Vitrola: gramófono, tocadiscos primitivo. La mención de este reproductor de sonidos y música nos sitúa en los años 20-30, cuando se popularizan en Uruguay. Su nombre viene de la marca RCA Víctor, en los EE. U.UU., fabricante de los aparatos.
Calistenia: anglicismo, conjunto de ejercicios que conducen al desarrollo de la agilidad y fuerza física.
Obsesión corporativa: es una expresión metafórica para referirse a los tres miembros de la familia, y la obsesión sería la mezcla de deseo e inquietud que ninguno de ellos podía apartar de la mente, es decir, la idea fija de que, habitando una casa, pronto se trasladarían a la siguiente.
Elíseo: también denominado, “Campos Elíseos”, lugar placentero de la mitología donde, según los gentiles, iban a parar las almas de los que merecían este premio.
Cappelleti alla carusso: plato de pasta rellena con una salsa, de origen italiano, muy comunes en la cocina uruguaya. La alusión a este plato hace pensar en la intensa inmigración italiana tanto en Argentina como en Uruguay.
***
Máximas de Mario Benedetti
1.- Vestirse es esquivar el baño matinal
2.- Sentirse vestido es acabar de despertarse
3.-La sangre conserva el sonido y el olor de anteayer
4.- Acomodar la manteca sobre la rebanada de pan es algo, simplemente, creador
5.- Uno lleva en las manos en color del día
6.- El contador es el que consigue mujeres; el periodista las noticias
7.- Resultaba inaudito que el contador consiguiera noticias, pero no así el periodista a las mujeres
8.- La cruz de Cristo estaba erguida y apuntando al cielo, la de la señora el autobús estaba echada sobre un lecho de grasa y colonia.

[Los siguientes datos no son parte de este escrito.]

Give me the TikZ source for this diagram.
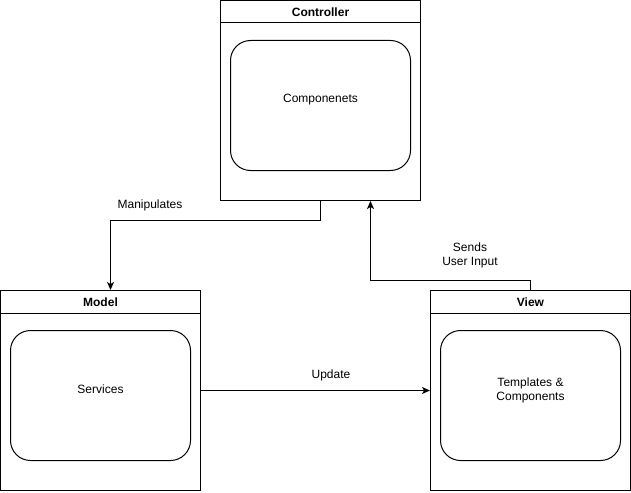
\documentclass[tikz,border=0pt]{standalone}
\usepackage{fontspec}
\setmainfont{Liberation Sans}
\usetikzlibrary{arrows.meta}
\begin{document}
\begin{tikzpicture}[x=1pt,y=-1pt,>={Stealth[length=8pt,width=7pt,inset=2pt]},line width=1pt,
    font=\fontsize{12}{14}\selectfont,
    container/.style={draw,minimum width=200pt,minimum height=200pt,inner sep=0pt},
    heading/.style={font=\fontsize{12}{14}\selectfont\bfseries},
    part/.style={draw,rounded corners=20pt,minimum width=180pt,minimum height=130pt}]
            \useasboundingbox (0,0) rectangle (631,492);
            % containers
            \node[container] (Ctrl) at (320.5,100.5) {};
            \node[container] (Mdl) at (100.5,390.5) {};
            \node[container] (Vw) at (530.5,390.5) {};
            \draw (220.5,23) -- (420.5,23);
            \draw (0.5,313) -- (200.5,313);
            \draw (430.5,313) -- (630.5,313);
            \node[heading] (CtrlT) at (320.5,12) {Controller};
            \node[heading] (MdlT) at (100.5,302) {Model};
            \node[heading] (VwT) at (530.5,302) {View};
            % inner parts
            \node[part] (Comp) at (320.5,105.5) {};
            \node[part] (Serv) at (100.5,395.5) {};
            \node[part] (Tmpl) at (530.5,395.5) {};
            \node (CompT) at (320.5,100) {Componenets};
            \node (ServT) at (100.5,389) {Services};
            \node[align=center] (TmplT) at (530.5,390) {Templates \&\\Components};
            % connectors
            \coordinate (M1) at (320.5,220.5);
            \coordinate (M2) at (110.5,220.5);
            \draw[->] (Ctrl.south) -- (M1) -- (M2) -- (M2 |- Mdl.north);
            \node (Manip) at (150,205) {Manipulates};
            \coordinate (S1) at (530.5,280.5);
            \coordinate (S2) at (370.5,280.5);
            \draw[->] (Vw.north) -- (S1) -- (S2) -- (S2 |- Ctrl.south);
            \node[align=center] (Sends) at (470,255) {Sends\\User Input};
            \draw[->] (Mdl.east) -- (Vw.west);
            \node (Upd) at (331,375) {Update};
        \end{tikzpicture}
\end{document}
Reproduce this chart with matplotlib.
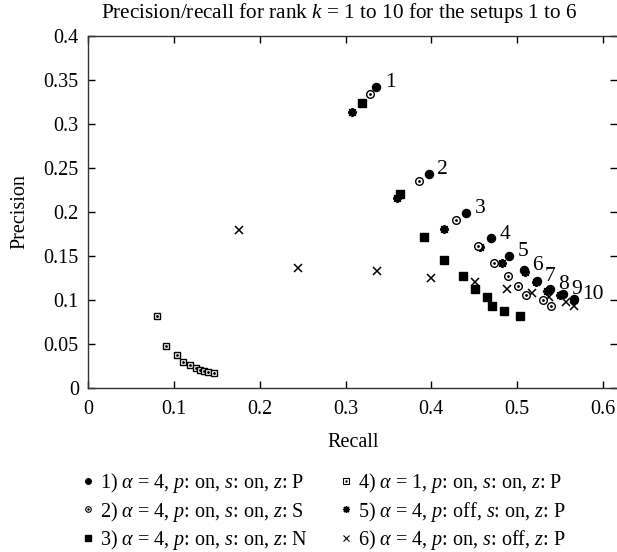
import matplotlib
matplotlib.use("Agg")
import matplotlib.pyplot as plt
from matplotlib.lines import Line2D

plt.rcParams['font.family'] = ['Liberation Serif', 'DejaVu Serif']
plt.rcParams['mathtext.fontset'] = 'custom'
plt.rcParams['mathtext.rm'] = 'Liberation Serif'
plt.rcParams['mathtext.it'] = 'Liberation Serif:italic'

# ---- data (recall, precision) for rank k = 1..10 ----
ranks = [1, 2, 3, 4, 5, 6, 7, 8, 9, 10]

rec1 = [0.336, 0.397, 0.441, 0.470, 0.491, 0.508, 0.523, 0.538, 0.554, 0.566]
pre1 = [0.342, 0.243, 0.199, 0.170, 0.150, 0.134, 0.122, 0.113, 0.107, 0.101]

rec2 = [0.328, 0.386, 0.429, 0.454, 0.473, 0.490, 0.501, 0.510, 0.530, 0.540]
pre2 = [0.334, 0.235, 0.191, 0.161, 0.142, 0.127, 0.116, 0.106, 0.100, 0.093]

rec3 = [0.319, 0.363, 0.391, 0.415, 0.437, 0.451, 0.465, 0.471, 0.485, 0.503]
pre3 = [0.324, 0.220, 0.172, 0.145, 0.127, 0.113, 0.103, 0.093, 0.087, 0.082]

rec4 = [0.080, 0.091, 0.103, 0.110, 0.118, 0.125, 0.130, 0.135, 0.140, 0.146]
pre4 = [0.082, 0.048, 0.037, 0.030, 0.026, 0.023, 0.021, 0.019, 0.018, 0.017]

rec5 = [0.308, 0.360, 0.415, 0.457, 0.483, 0.509, 0.522, 0.535, 0.550, 0.566]
pre5 = [0.314, 0.216, 0.181, 0.160, 0.142, 0.132, 0.120, 0.110, 0.106, 0.100]

rec6 = [0.176, 0.244, 0.337, 0.400, 0.451, 0.488, 0.518, 0.537, 0.557, 0.566]
pre6 = [0.179, 0.136, 0.133, 0.125, 0.120, 0.113, 0.108, 0.103, 0.098, 0.093]

labels = [
    r"1) $\alpha$ = 4, $p$: on, $s$: on, $z$: P",
    r"2) $\alpha$ = 4, $p$: on, $s$: on, $z$: S",
    r"3) $\alpha$ = 4, $p$: on, $s$: on, $z$: N",
    r"4) $\alpha$ = 1, $p$: on, $s$: on, $z$: P",
    r"5) $\alpha$ = 4, $p$: off, $s$: on, $z$: P",
    r"6) $\alpha$ = 4, $p$: on, $s$: off, $z$: P",
]

xticks = [0, 0.1, 0.2, 0.3, 0.4, 0.5, 0.6]
xticklabels = ["0", "0.1", "0.2", "0.3", "0.4", "0.5", "0.6"]
yticks = [0, 0.05, 0.1, 0.15, 0.2, 0.25, 0.3, 0.35, 0.4]
yticklabels = ["0", "0.05", "0.1", "0.15", "0.2", "0.25", "0.3", "0.35", "0.4"]

FS = 14.5

fig = plt.figure(figsize=(6.17, 5.52), dpi=100)
ax = fig.add_axes([88.5 / 617, (552 - 388) / 552, (617 - 88.5) / 617, (388 - 36) / 552])

k = 'black'
ms = 5
# 6) x marks
ax.plot(rec6, pre6, ls='none', marker='x', ms=ms + 0.5, mec=k, mew=1.1)
# 5) asterisk
ax.plot(rec5, pre5, ls='none', marker=(8, 2, 0), ms=ms + 1.5, mec=k, mew=1.3)
# 4) square with dot
ax.plot(rec4, pre4, ls='none', marker='s', ms=ms, mfc='white', mec=k, mew=1.0)
ax.plot(rec4, pre4, ls='none', marker='.', ms=2, mfc=k, mec=k)
# 3) filled square
ax.plot(rec3, pre3, ls='none', marker='s', ms=ms + 1.0, mfc=k, mec=k)
# 2) circle with dot
ax.plot(rec2, pre2, ls='none', marker='o', ms=ms + 0.5, mfc='white', mec=k, mew=1.0)
ax.plot(rec2, pre2, ls='none', marker='.', ms=2, mfc=k, mec=k)
# 1) filled circle
ax.plot(rec1, pre1, ls='none', marker='o', ms=ms + 0.8, mfc=k, mec=k)

for r, xv, yv in zip(ranks, rec1, pre1):
    ax.annotate(str(r), (xv, yv), xytext=(6, 3), textcoords='offset points',
                ha='left', va='center', fontsize=FS + 1)

ax.set_xlim(0, (617 - 88.5) / 857)
ax.set_ylim(0, 0.4)
ax.set_xticks(xticks)
ax.set_xticklabels(xticklabels)
ax.set_yticks(yticks)
ax.set_yticklabels(yticklabels)
ax.tick_params(direction='in', length=5, width=1, top=True, right=True,
               labelsize=FS)
ax.tick_params(axis='x', pad=9)
ax.tick_params(axis='y', pad=7)
ax.spines['right'].set_visible(False)
for s in ['left', 'bottom', 'top']:
    ax.spines[s].set_linewidth(1.0)
    ax.spines[s].set_color('#333333')

ax.set_xlabel("Recall", fontsize=FS, labelpad=10)
ax.set_ylabel("Precision", fontsize=FS, labelpad=10)
ax.set_title(r"Precision/recall for rank $k$ = 1 to 10 for the setups 1 to 6",
             fontsize=15.3, pad=13, x=(339 - 88.5) / (617 - 88.5))

h1 = Line2D([], [], ls='none', marker='o', ms=4, mfc=k, mec=k)
h2 = (Line2D([], [], ls='none', marker='o', ms=4, mfc='white', mec=k, mew=0.8),
      Line2D([], [], ls='none', marker='.', ms=1.5, mfc=k, mec=k))
h3 = Line2D([], [], ls='none', marker='s', ms=4.5, mfc=k, mec=k)
h4 = (Line2D([], [], ls='none', marker='s', ms=4, mfc='white', mec=k, mew=0.8),
      Line2D([], [], ls='none', marker='.', ms=1.5, mfc=k, mec=k))
h5 = Line2D([], [], ls='none', marker=(8, 2, 0), ms=5, mec=k, mew=1.0)
h6 = Line2D([], [], ls='none', marker='x', ms=4, mec=k, mew=0.8)

fig.legend([h1, h2, h3, h4, h5, h6], labels, ncol=2, frameon=False,
           loc='upper left', bbox_to_anchor=(72 / 617, 1 - 461 / 552),
           fontsize=FS, handlelength=0.6, handletextpad=0.3,
           columnspacing=1.6, labelspacing=0.22, borderpad=0)

fig.savefig("out.png", dpi=100)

9.- En el autobús, la muchacha de adelante tiene piernas bonitas, bien torneadas y algo de timidez en las caderas
10.- Celeste tiene mejores piernas y no tiene caderas tímidas
11.- Si ella era hipócrita, la hipocresía era su sinceridad, no obstante el creía que su sinceridad era hipocresía
12.- Hasta ese momento no la había besado nunca, antes debía educarla para el beso.